» **GOAL**:
Transcribe all of the data exactly. Omit the pictures.

» **GIVEN INFORMATION**:
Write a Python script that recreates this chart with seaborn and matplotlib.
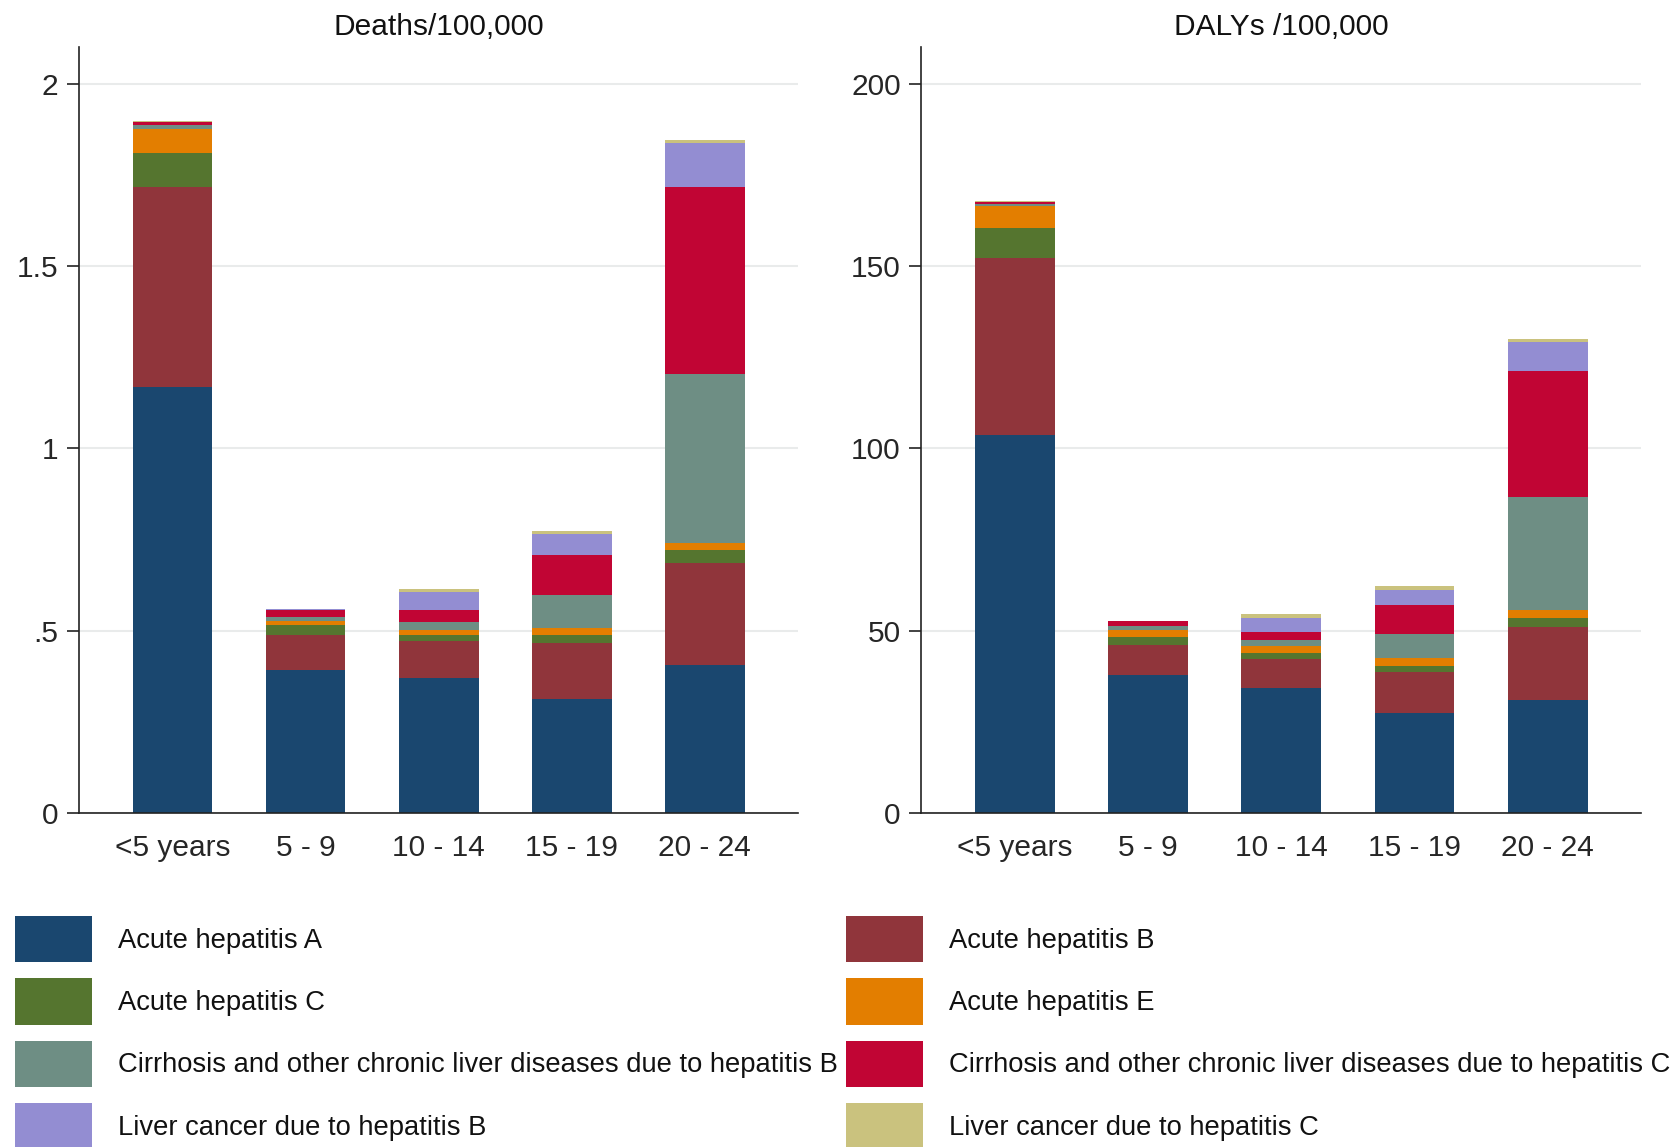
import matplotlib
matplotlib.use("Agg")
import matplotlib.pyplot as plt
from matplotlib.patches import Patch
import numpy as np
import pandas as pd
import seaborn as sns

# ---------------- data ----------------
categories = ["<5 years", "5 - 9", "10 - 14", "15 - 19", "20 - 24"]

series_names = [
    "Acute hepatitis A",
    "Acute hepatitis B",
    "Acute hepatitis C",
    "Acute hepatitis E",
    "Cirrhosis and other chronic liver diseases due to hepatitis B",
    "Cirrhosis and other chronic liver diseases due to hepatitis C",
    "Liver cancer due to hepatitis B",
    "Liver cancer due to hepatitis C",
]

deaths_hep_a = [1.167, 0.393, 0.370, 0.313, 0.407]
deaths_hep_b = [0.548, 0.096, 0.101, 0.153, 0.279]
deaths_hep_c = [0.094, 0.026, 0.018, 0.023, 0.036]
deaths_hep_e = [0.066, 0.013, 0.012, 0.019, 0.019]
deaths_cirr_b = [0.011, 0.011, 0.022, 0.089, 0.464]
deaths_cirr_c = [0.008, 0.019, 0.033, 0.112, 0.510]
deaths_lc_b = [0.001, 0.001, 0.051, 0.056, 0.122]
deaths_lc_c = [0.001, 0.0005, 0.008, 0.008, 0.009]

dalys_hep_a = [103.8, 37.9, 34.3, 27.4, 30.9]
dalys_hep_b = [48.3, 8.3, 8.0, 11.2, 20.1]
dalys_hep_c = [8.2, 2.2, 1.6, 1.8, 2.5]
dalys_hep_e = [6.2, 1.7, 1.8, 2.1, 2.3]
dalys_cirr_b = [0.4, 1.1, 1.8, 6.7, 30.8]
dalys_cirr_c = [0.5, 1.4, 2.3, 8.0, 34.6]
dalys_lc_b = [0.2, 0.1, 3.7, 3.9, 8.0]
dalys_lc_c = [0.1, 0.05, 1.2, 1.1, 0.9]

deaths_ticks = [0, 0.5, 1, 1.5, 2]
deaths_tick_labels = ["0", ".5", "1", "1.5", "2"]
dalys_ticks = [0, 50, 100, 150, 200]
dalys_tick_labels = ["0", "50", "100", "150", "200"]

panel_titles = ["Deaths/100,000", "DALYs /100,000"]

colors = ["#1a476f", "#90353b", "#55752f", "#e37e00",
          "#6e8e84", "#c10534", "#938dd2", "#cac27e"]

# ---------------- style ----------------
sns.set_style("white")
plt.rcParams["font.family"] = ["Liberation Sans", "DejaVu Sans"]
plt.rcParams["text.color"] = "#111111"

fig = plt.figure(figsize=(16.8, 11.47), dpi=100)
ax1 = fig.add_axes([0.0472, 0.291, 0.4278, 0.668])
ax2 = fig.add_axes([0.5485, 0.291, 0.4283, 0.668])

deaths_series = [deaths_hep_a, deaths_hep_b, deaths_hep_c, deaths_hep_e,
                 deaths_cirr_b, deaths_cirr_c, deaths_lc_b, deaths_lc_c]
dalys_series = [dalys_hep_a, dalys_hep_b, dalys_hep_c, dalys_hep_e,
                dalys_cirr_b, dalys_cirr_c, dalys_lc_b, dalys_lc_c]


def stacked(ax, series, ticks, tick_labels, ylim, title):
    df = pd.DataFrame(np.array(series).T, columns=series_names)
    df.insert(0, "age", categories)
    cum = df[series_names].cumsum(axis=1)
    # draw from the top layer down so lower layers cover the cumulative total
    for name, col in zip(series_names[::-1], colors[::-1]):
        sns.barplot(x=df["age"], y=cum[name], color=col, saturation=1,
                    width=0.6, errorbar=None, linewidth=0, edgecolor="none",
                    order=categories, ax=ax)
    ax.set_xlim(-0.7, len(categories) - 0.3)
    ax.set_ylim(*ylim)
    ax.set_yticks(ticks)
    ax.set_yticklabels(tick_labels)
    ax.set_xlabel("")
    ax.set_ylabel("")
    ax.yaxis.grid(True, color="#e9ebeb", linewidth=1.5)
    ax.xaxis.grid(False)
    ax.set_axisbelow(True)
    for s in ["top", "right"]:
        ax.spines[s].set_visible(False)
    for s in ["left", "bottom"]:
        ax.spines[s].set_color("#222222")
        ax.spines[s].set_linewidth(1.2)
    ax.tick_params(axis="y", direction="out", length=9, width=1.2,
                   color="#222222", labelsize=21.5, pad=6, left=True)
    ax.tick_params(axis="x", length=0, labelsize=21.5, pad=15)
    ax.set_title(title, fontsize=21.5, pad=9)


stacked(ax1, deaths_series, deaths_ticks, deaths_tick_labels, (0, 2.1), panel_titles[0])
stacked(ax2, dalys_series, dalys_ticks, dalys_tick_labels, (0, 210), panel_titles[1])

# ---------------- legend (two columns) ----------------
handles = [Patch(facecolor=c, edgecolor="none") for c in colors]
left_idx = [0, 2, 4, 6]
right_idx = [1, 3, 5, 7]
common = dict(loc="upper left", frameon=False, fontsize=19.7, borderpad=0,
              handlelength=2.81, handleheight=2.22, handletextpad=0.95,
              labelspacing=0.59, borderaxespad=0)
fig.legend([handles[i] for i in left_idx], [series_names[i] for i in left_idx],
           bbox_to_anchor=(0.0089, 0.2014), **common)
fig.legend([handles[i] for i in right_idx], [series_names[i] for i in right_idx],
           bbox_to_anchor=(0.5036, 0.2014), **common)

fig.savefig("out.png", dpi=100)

» **TASK RESPONSE**:
Write a Python script that recreates this chart with seaborn and matplotlib.
import matplotlib
matplotlib.use("Agg")
import matplotlib.pyplot as plt
from matplotlib.patches import Patch
import numpy as np
import pandas as pd
import seaborn as sns

# ---------------- data ----------------
categories = ["<5 years", "5 - 9", "10 - 14", "15 - 19", "20 - 24"]

series_names = [
    "Acute hepatitis A",
    "Acute hepatitis B",
    "Acute hepatitis C",
    "Acute hepatitis E",
    "Cirrhosis and other chronic liver diseases due to hepatitis B",
    "Cirrhosis and other chronic liver diseases due to hepatitis C",
    "Liver cancer due to hepatitis B",
    "Liver cancer due to hepatitis C",
]

deaths_hep_a = [1.167, 0.393, 0.370, 0.313, 0.407]
deaths_hep_b = [0.548, 0.096, 0.101, 0.153, 0.279]
deaths_hep_c = [0.094, 0.026, 0.018, 0.023, 0.036]
deaths_hep_e = [0.066, 0.013, 0.012, 0.019, 0.019]
deaths_cirr_b = [0.011, 0.011, 0.022, 0.089, 0.464]
deaths_cirr_c = [0.008, 0.019, 0.033, 0.112, 0.510]
deaths_lc_b = [0.001, 0.001, 0.051, 0.056, 0.122]
deaths_lc_c = [0.001, 0.0005, 0.008, 0.008, 0.009]

dalys_hep_a = [103.8, 37.9, 34.3, 27.4, 30.9]
dalys_hep_b = [48.3, 8.3, 8.0, 11.2, 20.1]
dalys_hep_c = [8.2, 2.2, 1.6, 1.8, 2.5]
dalys_hep_e = [6.2, 1.7, 1.8, 2.1, 2.3]
dalys_cirr_b = [0.4, 1.1, 1.8, 6.7, 30.8]
dalys_cirr_c = [0.5, 1.4, 2.3, 8.0, 34.6]
dalys_lc_b = [0.2, 0.1, 3.7, 3.9, 8.0]
dalys_lc_c = [0.1, 0.05, 1.2, 1.1, 0.9]

deaths_ticks = [0, 0.5, 1, 1.5, 2]
deaths_tick_labels = ["0", ".5", "1", "1.5", "2"]
dalys_ticks = [0, 50, 100, 150, 200]
dalys_tick_labels = ["0", "50", "100", "150", "200"]

panel_titles = ["Deaths/100,000", "DALYs /100,000"]

colors = ["#1a476f", "#90353b", "#55752f", "#e37e00",
          "#6e8e84", "#c10534", "#938dd2", "#cac27e"]

# ---------------- style ----------------
sns.set_style("white")
plt.rcParams["font.family"] = ["Liberation Sans", "DejaVu Sans"]
plt.rcParams["text.color"] = "#111111"

fig = plt.figure(figsize=(16.8, 11.47), dpi=100)
ax1 = fig.add_axes([0.0472, 0.291, 0.4278, 0.668])
ax2 = fig.add_axes([0.5485, 0.291, 0.4283, 0.668])

deaths_series = [deaths_hep_a, deaths_hep_b, deaths_hep_c, deaths_hep_e,
                 deaths_cirr_b, deaths_cirr_c, deaths_lc_b, deaths_lc_c]
dalys_series = [dalys_hep_a, dalys_hep_b, dalys_hep_c, dalys_hep_e,
                dalys_cirr_b, dalys_cirr_c, dalys_lc_b, dalys_lc_c]


def stacked(ax, series, ticks, tick_labels, ylim, title):
    df = pd.DataFrame(np.array(series).T, columns=series_names)
    df.insert(0, "age", categories)
    cum = df[series_names].cumsum(axis=1)
    # draw from the top layer down so lower layers cover the cumulative total
    for name, col in zip(series_names[::-1], colors[::-1]):
        sns.barplot(x=df["age"], y=cum[name], color=col, saturation=1,
                    width=0.6, errorbar=None, linewidth=0, edgecolor="none",
                    order=categories, ax=ax)
    ax.set_xlim(-0.7, len(categories) - 0.3)
    ax.set_ylim(*ylim)
    ax.set_yticks(ticks)
    ax.set_yticklabels(tick_labels)
    ax.set_xlabel("")
    ax.set_ylabel("")
    ax.yaxis.grid(True, color="#e9ebeb", linewidth=1.5)
    ax.xaxis.grid(False)
    ax.set_axisbelow(True)
    for s in ["top", "right"]:
        ax.spines[s].set_visible(False)
    for s in ["left", "bottom"]:
        ax.spines[s].set_color("#222222")
        ax.spines[s].set_linewidth(1.2)
    ax.tick_params(axis="y", direction="out", length=9, width=1.2,
                   color="#222222", labelsize=21.5, pad=6, left=True)
    ax.tick_params(axis="x", length=0, labelsize=21.5, pad=15)
    ax.set_title(title, fontsize=21.5, pad=9)


stacked(ax1, deaths_series, deaths_ticks, deaths_tick_labels, (0, 2.1), panel_titles[0])
stacked(ax2, dalys_series, dalys_ticks, dalys_tick_labels, (0, 210), panel_titles[1])

# ---------------- legend (two columns) ----------------
handles = [Patch(facecolor=c, edgecolor="none") for c in colors]
left_idx = [0, 2, 4, 6]
right_idx = [1, 3, 5, 7]
common = dict(loc="upper left", frameon=False, fontsize=19.7, borderpad=0,
              handlelength=2.81, handleheight=2.22, handletextpad=0.95,
              labelspacing=0.59, borderaxespad=0)
fig.legend([handles[i] for i in left_idx], [series_names[i] for i in left_idx],
           bbox_to_anchor=(0.0089, 0.2014), **common)
fig.legend([handles[i] for i in right_idx], [series_names[i] for i in right_idx],
           bbox_to_anchor=(0.5036, 0.2014), **common)

fig.savefig("out.png", dpi=100)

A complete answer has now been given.